Cost considerations vary by region and specification. New electric slab units often span a wide price range tied to height and features; rentals are commonly billed daily, weekly, or monthly with transport fees separate. For used machines, request maintenance records, hour meter readings, recent battery test data, and proof of completed safety inspections. During a physical inspection, look for straight rails, clean welds, tight pins, and smooth, square scissor movement. Elevate to full height without load, listen for consistent pump sound, then lower and test emergency functions.

If your work is sporadic or seasonal, renting keeps cash free and pushes major maintenance to the supplier. If you run steady indoor projects, owning can reduce per-hour costs and ensure availability, especially for high-utilization fleets. Many teams blend both approaches: a core owned unit for routine tasks plus short-term rentals for peaks and special heights. Either path benefits from a simple internal policy: log usage, charge nightly, inspect daily, and address issues early.

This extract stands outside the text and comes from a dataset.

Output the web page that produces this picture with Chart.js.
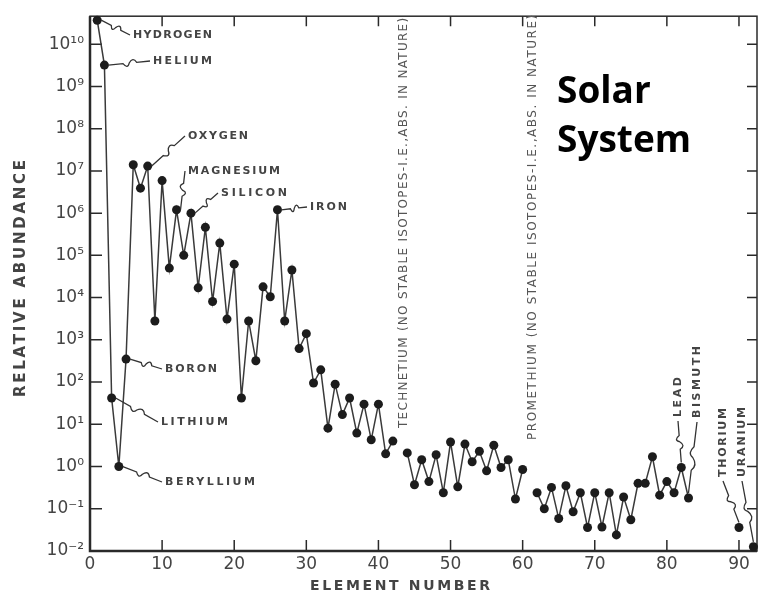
<!DOCTYPE html>
<html><head><meta charset="utf-8">
<script src="https://cdn.jsdelivr.net/npm/chart.js@4/dist/chart.umd.min.js"></script>
<style>html,body{margin:0;padding:0;background:#fff}#wrap{width:763px;height:600px;position:relative}</style>
</head><body><div id="wrap"><canvas id="c" width="763" height="600"></canvas></div>
<script>
// ---- data ----
const elementNumbers = Array.from({length: 92}, (_, i) => i + 1);
const abundances = [
  3.7e10, 3.2e9, 42, 1.0, 350, 1.4e7, 3.9e6, 1.3e7, 2800, 5.9e6,          // 1-10
  5.0e4, 1.2e6, 1.0e5, 1.0e6, 1.7e4, 4.6e5, 8100, 1.95e5, 3100, 6.2e4,     // 11-20
  42, 2800, 320, 1.8e4, 1.05e4, 1.2e6, 2800, 4.5e4, 620, 1400,            // 21-30
  95, 195, 8.1, 89, 17, 42, 6.2, 30, 4.3, 30,                             // 31-40
  2.0, 4.0, null, 2.1, 0.37, 1.45, 0.44, 1.9, 0.24, 3.8,                  // 41-50
  0.33, 3.4, 1.3, 2.3, 0.79, 3.2, 0.95, 1.45, 0.17, 0.85,                 // 51-60
  null, 0.24, 0.10, 0.32, 0.059, 0.35, 0.085, 0.24, 0.036, 0.24,          // 61-70
  0.037, 0.24, 0.024, 0.19, 0.055, 0.40, 0.40, 1.7, 0.21, 0.44,           // 71-80
  0.24, 0.95, 0.18, null, null, null, null, null, null, 0.036,            // 81-90
  null, 0.0126                                                            // 91-92
];
const xTickValues = [0, 10, 20, 30, 40, 50, 60, 70, 80, 90];
const yTickExponents = [-2, -1, 0, 1, 2, 3, 4, 5, 6, 7, 8, 9, 10];
const pointLabels = [
  {z: 1, text: 'HYDROGEN'}, {z: 2, text: 'HELIUM'}, {z: 8, text: 'OXYGEN'},
  {z: 12, text: 'MAGNESIUM'}, {z: 14, text: 'SILICON'}, {z: 26, text: 'IRON'},
  {z: 5, text: 'BORON'}, {z: 3, text: 'LITHIUM'}, {z: 4, text: 'BERYLLIUM'},
  {z: 82, text: 'LEAD'}, {z: 83, text: 'BISMUTH'}, {z: 90, text: 'THORIUM'}, {z: 92, text: 'URANIUM'}
];
const gapNotes = [
  {z: 43, text: 'TECHNETIUM (NO STABLE ISOTOPES-I.E.,ABS. IN NATURE)'},
  {z: 61, text: 'PROMETHIUM (NO STABLE ISOTOPES-I.E.,ABS. IN NATURE)'}
];
const xTitle = 'ELEMENT NUMBER';
const yTitle = 'RELATIVE ABUNDANCE';
const headline = ['Solar', 'System'];

// ---- styling / layout (not data) ----
const INK = '#2a2a2a';
const LABEL_INK = '#444';
const LBL_FONT = 'DejaVu Sans';
const labelLayout = {
  'HYDROGEN':  {h: true, x: 133, y: 35, w: 79},
  'HELIUM':    {h: true, x: 153, y: 61, w: 59},
  'OXYGEN':    {h: true, x: 188, y: 136, w: 60},
  'MAGNESIUM': {h: true, x: 188, y: 171, w: 92},
  'SILICON':   {h: true, x: 221, y: 193, w: 66},
  'IRON':      {h: true, x: 310, y: 207, w: 37},
  'BORON':     {h: true, x: 165, y: 369, w: 52},
  'LITHIUM':   {h: true, x: 161, y: 422, w: 67},
  'BERYLLIUM': {h: true, x: 165, y: 482, w: 90},
  'LEAD':      {h: false, x: 678, y: 417, w: 40},
  'BISMUTH':   {h: false, x: 697, y: 418, w: 72},
  'THORIUM':   {h: false, x: 723, y: 477, w: 69},
  'URANIUM':   {h: false, x: 742, y: 477, w: 70}
};
const noteLayout = {43: {x: 404, bottom: 428, len: 410}, 61: {x: 533, bottom: 440, len: 425}};

function sup(n) {
  const m = {'0':'⁰','1':'¹','2':'²','3':'³','4':'⁴','5':'⁵','6':'⁶','7':'⁷','8':'⁸','9':'⁹','-':'⁻'};
  return String(n).split('').map(c => m[c]).join('');
}

function fitText(ctx, text, x, y, width) {
  ctx.letterSpacing = '0px';
  const natural = ctx.measureText(text).width;
  const ls = (width - natural) / Math.max(1, text.length - 1);
  ctx.letterSpacing = ls.toFixed(2) + 'px';
  ctx.fillText(text, x, y);
  ctx.letterSpacing = '0px';
}

function squiggle(ctx, a, b) {
  const dx = b[0] - a[0], dy = b[1] - a[1], L = Math.hypot(dx, dy) || 1;
  const px = -dy / L, py = dx / L;
  const pt = (t, o) => [a[0] + dx * t + px * o, a[1] + dy * t + py * o];
  ctx.beginPath();
  ctx.moveTo(a[0], a[1]);
  const p1 = pt(0.35, 0), c1 = pt(0.45, 6), p2 = pt(0.5, 0), c2 = pt(0.6, -6), p3 = pt(0.68, 0);
  ctx.lineTo(p1[0], p1[1]);
  ctx.quadraticCurveTo(c1[0], c1[1], p2[0], p2[1]);
  ctx.quadraticCurveTo(c2[0], c2[1], p3[0], p3[1]);
  ctx.lineTo(b[0], b[1]);
  ctx.stroke();
}

const framePlugin = {
  id: 'frame',
  beforeDatasetsDraw(chart) {
    const {ctx, chartArea: a, scales: {x, y}} = chart;
    ctx.save();
    ctx.strokeStyle = INK;
    ctx.lineWidth = 1.5;
    ctx.strokeRect(a.left, a.top, a.right - a.left, a.bottom - a.top);
    ctx.lineWidth = 2.5;
    ctx.beginPath();
    ctx.moveTo(a.left, a.top); ctx.lineTo(a.left, a.bottom); ctx.lineTo(a.right, a.bottom);
    ctx.stroke();
    ctx.lineWidth = 1.5;
    ctx.beginPath();
    yTickExponents.forEach(e => {
      const py = y.getPixelForValue(Math.pow(10, e));
      ctx.moveTo(a.left, py); ctx.lineTo(a.left + 12, py);
      ctx.moveTo(a.right, py); ctx.lineTo(a.right - 10, py);
    });
    xTickValues.forEach(v => {
      const px = x.getPixelForValue(v);
      ctx.moveTo(px, a.bottom); ctx.lineTo(px, a.bottom - 11);
      ctx.moveTo(px, a.top); ctx.lineTo(px, a.top + 10);
    });
    ctx.stroke();
    ctx.restore();
  },
  afterDatasetsDraw(chart) {
    const {ctx, chartArea: a, scales: {x, y}} = chart;
    ctx.save();
    ctx.fillStyle = LABEL_INK;
    ctx.textBaseline = 'middle';
    ctx.textAlign = 'left';
    ctx.font = 'bold 14px ' + LBL_FONT;
    fitText(ctx, xTitle, 310, 586, 180);
    ctx.save();
    ctx.translate(21, 397);
    ctx.rotate(-Math.PI / 2);
    ctx.font = 'bold 15px ' + LBL_FONT;
    fitText(ctx, yTitle, 0, 0, 237);
    ctx.restore();

    ctx.font = 'bold 11px ' + LBL_FONT;
    ctx.strokeStyle = '#333';
    ctx.lineWidth = 1.3;
    pointLabels.forEach(l => {
      const L = labelLayout[l.text];
      const px = x.getPixelForValue(l.z), py = y.getPixelForValue(abundances[l.z - 1]);
      if (L.h) {
        fitText(ctx, l.text, L.x, L.y, L.w);
        squiggle(ctx, [px + 4, py], [L.x - 3, L.y]);
      } else {
        ctx.save();
        ctx.translate(L.x, L.y);
        ctx.rotate(-Math.PI / 2);
        fitText(ctx, l.text, 0, 0, L.w);
        ctx.restore();
        squiggle(ctx, [L.x, L.y + 4], [px, py - 5]);
      }
    });

    ctx.fillStyle = '#555';
    ctx.font = '12px ' + LBL_FONT;
    gapNotes.forEach(n => {
      const N = noteLayout[n.z];
      ctx.save();
      ctx.translate(N.x, N.bottom);
      ctx.rotate(-Math.PI / 2);
      fitText(ctx, n.text, 0, 0, N.len);
      ctx.restore();
    });

    ctx.fillStyle = '#000';
    ctx.textBaseline = 'alphabetic';
    ctx.font = 'bold 37px "Open Sans"';
    ctx.fillText(headline[0], 557, 103);
    ctx.fillText(headline[1], 557, 152);
    ctx.restore();
  }
};

new Chart(document.getElementById('c'), {
  type: 'line',
  data: {
    datasets: [{
      data: elementNumbers.map((z, i) => ({x: z, y: abundances[i]})),
      borderColor: '#3a3a3a',
      borderWidth: 1.5,
      pointRadius: 4.5,
      pointBackgroundColor: '#1c1c1c',
      pointBorderWidth: 0,
      spanGaps: false,
      tension: 0,
      clip: false
    }]
  },
  options: {
    responsive: false,
    animation: false,
    devicePixelRatio: 1,
    layout: {padding: {top: 13, right: 6, left: 0, bottom: 0}},
    plugins: {legend: {display: false}, tooltip: {enabled: false}, title: {display: false}},
    scales: {
      x: {
        type: 'linear', min: 0, max: 92.5,
        afterBuildTicks(s) { s.ticks = xTickValues.map(v => ({value: v})); },
        afterFit(s) { s.height = 49; },
        grid: {display: false, drawTicks: false},
        border: {display: false},
        ticks: {font: {family: LBL_FONT, size: 17}, color: LABEL_INK, padding: 3, maxRotation: 0, autoSkip: false}
      },
      y: {
        type: 'logarithmic', min: 0.01, max: 4.6e10,
        afterBuildTicks(s) { s.ticks = yTickExponents.map(e => ({value: Math.pow(10, e)})); },
        afterFit(s) { s.width = 90; },
        grid: {display: false, drawTicks: false},
        border: {display: false},
        ticks: {
          font: {family: LBL_FONT, size: 17}, color: LABEL_INK, padding: 6, autoSkip: false,
          callback: v => '10' + sup(Math.round(Math.log10(v)))
        }
      }
    }
  },
  plugins: [framePlugin]
});
</script>
</body></html>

Conclusion and next steps: Electric scissor lifts reward planners. For contractors, the payoff is tighter schedules and fewer call-backs in sensitive spaces. For facility teams, the gains include predictable service windows and reduced workplace disruption. Start by matching height and capacity to your most common tasks, confirm surface and wind constraints, and choose a battery approach that aligns with your shift patterns. With a clear spec and disciplined care, vertical access becomes a smooth, low-drama part of your day.